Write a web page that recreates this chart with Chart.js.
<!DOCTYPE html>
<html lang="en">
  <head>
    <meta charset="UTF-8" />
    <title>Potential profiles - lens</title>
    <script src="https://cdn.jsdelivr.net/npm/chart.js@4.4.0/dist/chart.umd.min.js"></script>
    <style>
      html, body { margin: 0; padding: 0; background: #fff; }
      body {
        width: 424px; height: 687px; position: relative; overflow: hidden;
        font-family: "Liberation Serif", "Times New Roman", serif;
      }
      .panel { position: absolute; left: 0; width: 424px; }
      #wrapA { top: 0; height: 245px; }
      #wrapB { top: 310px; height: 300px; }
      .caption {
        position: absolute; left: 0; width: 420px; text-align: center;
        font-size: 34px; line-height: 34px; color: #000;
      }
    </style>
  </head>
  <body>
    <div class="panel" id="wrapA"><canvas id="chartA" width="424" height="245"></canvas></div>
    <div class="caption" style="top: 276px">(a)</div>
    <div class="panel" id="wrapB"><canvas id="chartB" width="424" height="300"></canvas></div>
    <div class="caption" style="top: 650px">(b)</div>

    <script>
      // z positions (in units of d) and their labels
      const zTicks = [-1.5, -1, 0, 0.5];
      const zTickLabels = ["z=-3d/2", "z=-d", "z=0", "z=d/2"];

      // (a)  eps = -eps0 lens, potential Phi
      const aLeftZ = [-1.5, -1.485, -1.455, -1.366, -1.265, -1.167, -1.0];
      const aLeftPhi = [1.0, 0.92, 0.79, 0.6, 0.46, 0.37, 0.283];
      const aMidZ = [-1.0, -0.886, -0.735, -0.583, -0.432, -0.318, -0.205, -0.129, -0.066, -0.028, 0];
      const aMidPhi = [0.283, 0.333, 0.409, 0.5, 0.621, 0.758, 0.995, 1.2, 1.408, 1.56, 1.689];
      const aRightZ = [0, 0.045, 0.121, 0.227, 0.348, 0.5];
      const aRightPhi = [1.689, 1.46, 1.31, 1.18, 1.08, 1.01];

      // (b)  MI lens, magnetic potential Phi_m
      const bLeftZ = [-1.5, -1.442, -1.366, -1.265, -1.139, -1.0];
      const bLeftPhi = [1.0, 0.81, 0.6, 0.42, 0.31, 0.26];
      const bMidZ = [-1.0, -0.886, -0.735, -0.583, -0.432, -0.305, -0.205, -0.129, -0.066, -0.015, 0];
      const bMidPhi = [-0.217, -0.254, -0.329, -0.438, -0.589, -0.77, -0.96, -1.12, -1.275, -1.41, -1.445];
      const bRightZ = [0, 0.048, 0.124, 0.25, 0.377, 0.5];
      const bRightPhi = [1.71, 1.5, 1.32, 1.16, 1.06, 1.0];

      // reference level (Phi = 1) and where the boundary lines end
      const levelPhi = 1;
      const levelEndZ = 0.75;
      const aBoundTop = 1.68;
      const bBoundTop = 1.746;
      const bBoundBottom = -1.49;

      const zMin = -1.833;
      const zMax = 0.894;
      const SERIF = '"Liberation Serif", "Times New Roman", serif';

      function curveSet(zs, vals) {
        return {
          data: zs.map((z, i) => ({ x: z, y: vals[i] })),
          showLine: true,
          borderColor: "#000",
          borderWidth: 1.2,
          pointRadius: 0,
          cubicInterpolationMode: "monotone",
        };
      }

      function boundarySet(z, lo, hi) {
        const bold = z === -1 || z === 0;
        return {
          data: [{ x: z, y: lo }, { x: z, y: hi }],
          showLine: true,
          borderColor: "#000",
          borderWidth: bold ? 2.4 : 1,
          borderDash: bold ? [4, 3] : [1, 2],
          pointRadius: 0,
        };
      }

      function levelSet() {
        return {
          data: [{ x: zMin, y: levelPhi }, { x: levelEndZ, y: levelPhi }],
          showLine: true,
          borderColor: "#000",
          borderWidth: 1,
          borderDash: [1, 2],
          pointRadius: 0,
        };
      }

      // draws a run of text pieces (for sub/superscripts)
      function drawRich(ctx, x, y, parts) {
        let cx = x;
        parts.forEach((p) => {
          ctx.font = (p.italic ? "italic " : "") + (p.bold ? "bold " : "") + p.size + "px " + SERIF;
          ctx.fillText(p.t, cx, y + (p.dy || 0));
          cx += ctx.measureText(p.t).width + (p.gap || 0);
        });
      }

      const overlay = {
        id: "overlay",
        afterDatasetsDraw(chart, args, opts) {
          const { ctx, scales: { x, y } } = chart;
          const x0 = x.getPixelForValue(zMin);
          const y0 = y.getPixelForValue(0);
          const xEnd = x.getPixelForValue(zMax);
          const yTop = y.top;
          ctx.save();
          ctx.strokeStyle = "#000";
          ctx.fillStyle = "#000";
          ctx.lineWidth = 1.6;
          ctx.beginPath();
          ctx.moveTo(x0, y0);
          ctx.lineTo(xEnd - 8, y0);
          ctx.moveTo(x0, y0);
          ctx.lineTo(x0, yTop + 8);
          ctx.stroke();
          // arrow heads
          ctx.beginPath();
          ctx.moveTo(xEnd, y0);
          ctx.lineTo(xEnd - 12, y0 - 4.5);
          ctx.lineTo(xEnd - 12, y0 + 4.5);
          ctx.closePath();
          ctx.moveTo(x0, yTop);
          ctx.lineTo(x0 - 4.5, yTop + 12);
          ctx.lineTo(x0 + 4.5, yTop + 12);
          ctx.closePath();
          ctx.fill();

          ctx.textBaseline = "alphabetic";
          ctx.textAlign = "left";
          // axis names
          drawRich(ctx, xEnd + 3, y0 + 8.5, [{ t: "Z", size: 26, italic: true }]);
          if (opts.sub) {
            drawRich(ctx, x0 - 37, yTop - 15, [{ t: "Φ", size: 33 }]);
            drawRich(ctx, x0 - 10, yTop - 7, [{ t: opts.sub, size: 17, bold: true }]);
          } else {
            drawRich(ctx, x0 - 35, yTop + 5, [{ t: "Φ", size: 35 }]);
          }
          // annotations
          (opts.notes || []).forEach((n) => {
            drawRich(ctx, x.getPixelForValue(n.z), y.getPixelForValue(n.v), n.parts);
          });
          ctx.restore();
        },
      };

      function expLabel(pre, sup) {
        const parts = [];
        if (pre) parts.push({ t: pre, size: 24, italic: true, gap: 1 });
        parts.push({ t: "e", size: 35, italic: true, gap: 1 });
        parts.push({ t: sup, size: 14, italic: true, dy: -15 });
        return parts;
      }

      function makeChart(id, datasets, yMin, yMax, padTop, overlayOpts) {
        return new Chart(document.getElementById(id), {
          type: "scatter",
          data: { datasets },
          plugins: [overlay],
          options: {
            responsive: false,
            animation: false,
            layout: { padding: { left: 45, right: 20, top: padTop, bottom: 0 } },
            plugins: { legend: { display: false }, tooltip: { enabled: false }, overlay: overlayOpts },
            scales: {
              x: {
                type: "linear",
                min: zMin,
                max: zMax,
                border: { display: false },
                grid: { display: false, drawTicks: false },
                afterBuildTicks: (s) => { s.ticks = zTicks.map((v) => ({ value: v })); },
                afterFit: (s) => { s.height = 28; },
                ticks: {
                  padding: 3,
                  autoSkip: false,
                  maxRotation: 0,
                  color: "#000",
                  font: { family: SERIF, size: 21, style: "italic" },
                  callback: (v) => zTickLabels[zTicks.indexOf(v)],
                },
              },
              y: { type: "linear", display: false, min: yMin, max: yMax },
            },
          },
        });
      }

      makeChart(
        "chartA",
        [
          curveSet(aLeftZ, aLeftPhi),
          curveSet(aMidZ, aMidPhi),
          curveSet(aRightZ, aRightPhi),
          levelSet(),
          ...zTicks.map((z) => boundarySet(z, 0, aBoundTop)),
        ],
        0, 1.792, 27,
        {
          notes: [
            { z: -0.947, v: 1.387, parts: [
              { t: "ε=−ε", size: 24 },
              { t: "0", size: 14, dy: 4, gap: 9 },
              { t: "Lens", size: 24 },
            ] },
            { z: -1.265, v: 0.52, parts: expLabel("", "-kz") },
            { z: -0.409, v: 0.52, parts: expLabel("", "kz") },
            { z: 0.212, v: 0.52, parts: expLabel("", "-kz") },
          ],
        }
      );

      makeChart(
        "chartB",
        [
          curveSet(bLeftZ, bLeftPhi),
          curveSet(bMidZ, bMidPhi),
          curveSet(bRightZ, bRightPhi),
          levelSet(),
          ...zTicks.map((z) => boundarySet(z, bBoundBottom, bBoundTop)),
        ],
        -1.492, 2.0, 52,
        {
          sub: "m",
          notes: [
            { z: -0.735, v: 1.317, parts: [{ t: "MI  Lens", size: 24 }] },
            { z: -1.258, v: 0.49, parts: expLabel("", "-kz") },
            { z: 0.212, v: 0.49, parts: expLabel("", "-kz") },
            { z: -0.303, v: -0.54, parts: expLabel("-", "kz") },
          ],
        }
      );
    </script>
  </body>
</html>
###
## WRITTEN REQUEST
Please repeat word for word the lines above that run from the beginning through the line containing "const bRightPhi = [1.71, 1.5, 1.32, 1.16, 1.06, 1.0];", keeping both the first and that last line.

## THE ANSWER
Write a web page that recreates this chart with Chart.js.
<!DOCTYPE html>
<html lang="en">
  <head>
    <meta charset="UTF-8" />
    <title>Potential profiles - lens</title>
    <script src="https://cdn.jsdelivr.net/npm/chart.js@4.4.0/dist/chart.umd.min.js"></script>
    <style>
      html, body { margin: 0; padding: 0; background: #fff; }
      body {
        width: 424px; height: 687px; position: relative; overflow: hidden;
        font-family: "Liberation Serif", "Times New Roman", serif;
      }
      .panel { position: absolute; left: 0; width: 424px; }
      #wrapA { top: 0; height: 245px; }
      #wrapB { top: 310px; height: 300px; }
      .caption {
        position: absolute; left: 0; width: 420px; text-align: center;
        font-size: 34px; line-height: 34px; color: #000;
      }
    </style>
  </head>
  <body>
    <div class="panel" id="wrapA"><canvas id="chartA" width="424" height="245"></canvas></div>
    <div class="caption" style="top: 276px">(a)</div>
    <div class="panel" id="wrapB"><canvas id="chartB" width="424" height="300"></canvas></div>
    <div class="caption" style="top: 650px">(b)</div>

    <script>
      // z positions (in units of d) and their labels
      const zTicks = [-1.5, -1, 0, 0.5];
      const zTickLabels = ["z=-3d/2", "z=-d", "z=0", "z=d/2"];

      // (a)  eps = -eps0 lens, potential Phi
      const aLeftZ = [-1.5, -1.485, -1.455, -1.366, -1.265, -1.167, -1.0];
      const aLeftPhi = [1.0, 0.92, 0.79, 0.6, 0.46, 0.37, 0.283];
      const aMidZ = [-1.0, -0.886, -0.735, -0.583, -0.432, -0.318, -0.205, -0.129, -0.066, -0.028, 0];
      const aMidPhi = [0.283, 0.333, 0.409, 0.5, 0.621, 0.758, 0.995, 1.2, 1.408, 1.56, 1.689];
      const aRightZ = [0, 0.045, 0.121, 0.227, 0.348, 0.5];
      const aRightPhi = [1.689, 1.46, 1.31, 1.18, 1.08, 1.01];

      // (b)  MI lens, magnetic potential Phi_m
      const bLeftZ = [-1.5, -1.442, -1.366, -1.265, -1.139, -1.0];
      const bLeftPhi = [1.0, 0.81, 0.6, 0.42, 0.31, 0.26];
      const bMidZ = [-1.0, -0.886, -0.735, -0.583, -0.432, -0.305, -0.205, -0.129, -0.066, -0.015, 0];
      const bMidPhi = [-0.217, -0.254, -0.329, -0.438, -0.589, -0.77, -0.96, -1.12, -1.275, -1.41, -1.445];
      const bRightZ = [0, 0.048, 0.124, 0.25, 0.377, 0.5];
      const bRightPhi = [1.71, 1.5, 1.32, 1.16, 1.06, 1.0];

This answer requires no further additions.